Now, German prosecutors are trying out a brand new legal theory under which to charge him with Accessory to Murder. Whether it will work is an open question. He admits factual guilt, but criminal liability is another matter entirely, and that is a matter for the german courts.
Here are the facts
He joined the SS in 1940 after being indoctrinated in Nazism from the age of 12. His original posting was in Salary Administration. In 1942, the SS changed its institutional rules such that desk jobs were reserved for injured combat veterans, and he was reassigned. He was posted to Auschwitz as a property clerk. When he witnessed his first atrocity he immediately asked for a transfer to a front line fighting unit on the eastern front. He never killed anyone while at Auschwitz. He never assisted in murder, body disposal, or anything of the sort. He did handle what amounts to stolen property. Eventually, he was able to secure transfer to a front-line unit, and survived to be captured by the British in 1945.
There was no order that he had a moral duty to disobey other than an Auschwitz posting, which was largely a matter of happenstance from the perspective of an SS enlisted man, and he did not know the purpose of the camp until he got there.
Those are the facts. Indisputable. All matters of public record and true by his own admittance in numerous BBC documentaries that have featured him as a primary source.
So, please do learn the facts of a case before you shoot your mouth off.

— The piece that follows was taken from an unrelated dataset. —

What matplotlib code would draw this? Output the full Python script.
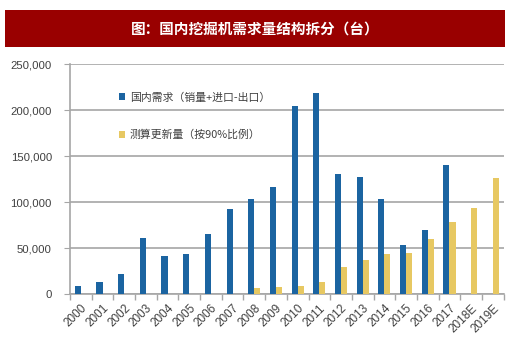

Now, as I understand it, the prosecution's theory is that anyone attached to the Machine of Death, even tangentially, is guilty of being an accessory to the Machine of Death, provided they knew what it was. A property clerk? Guilty. Himmler's car driver? Guilty. There are not many people left to prosecute under this legal theory, and the legal reasoning might not hold up in German courts. Or it might. That is up to the German courts.